I've finally made it!"
But just when my fingers
Grasp tight the pane
The window crashes down
My fingers smashed
My hopes dashed
Why do I try?
There's no escaping
These vain attempts just seem insane.
Yet, here in the depths of my misery, Life was telling me that the light and the darkness are equally divine. "I am also the darkness," Life informed me. "I am the darkness that causes you to see the light."
Oh, how I did finally understand! Without both the light and the dark--the white and the black--we would not have the infinite variations of gray that make up the ALL--the in-between--that is life itself. Life is the ebb and flow of every shade of gray as it is compared and relates to every other. If not for the absolute of the light and the dark, the variety of gray in between would not have the space created in which to be.
So, don't condemn the darkness you perceive in another.

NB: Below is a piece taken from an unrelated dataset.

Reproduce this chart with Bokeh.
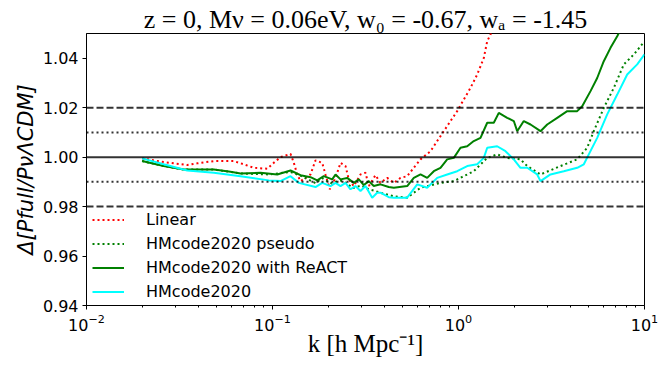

And don't become boastful about the brightness you perceive within you. Do not label one good and the other evil--one pure white and the other filthy black. None of us is one without the other. We are every variation, combination and degree of "both and" which makes up the glorious whole that we all share.
Life nudged me (or maybe it gave me a little, needed slap). Life said, "Look!" I realized how long I had been squeezing my eyes shut, how long I had been keeping my head down.
Look up. Look around. Don't make the darkness your only focus. Don't look down at your feet, for fear of falling. Don't give darkness and despair the power to suck you in and become your only reality. Move! Dance and be free. Your feet don't need your eyes. It is your eyes that need your feet--to move, to run, to skip and to fly. Once your feet get unstuck and move--in any direction--your eyes can behold it all. Get up and move and you suddenly see all the options, the paths and the helpers along the way.
Your eyes now see the light...the dark, and the shimmering, shining colors of every description. Now, go. Step onto the path. Run out to meet your journey with arms open and eyes wide. Throw your head back and laugh...and dance!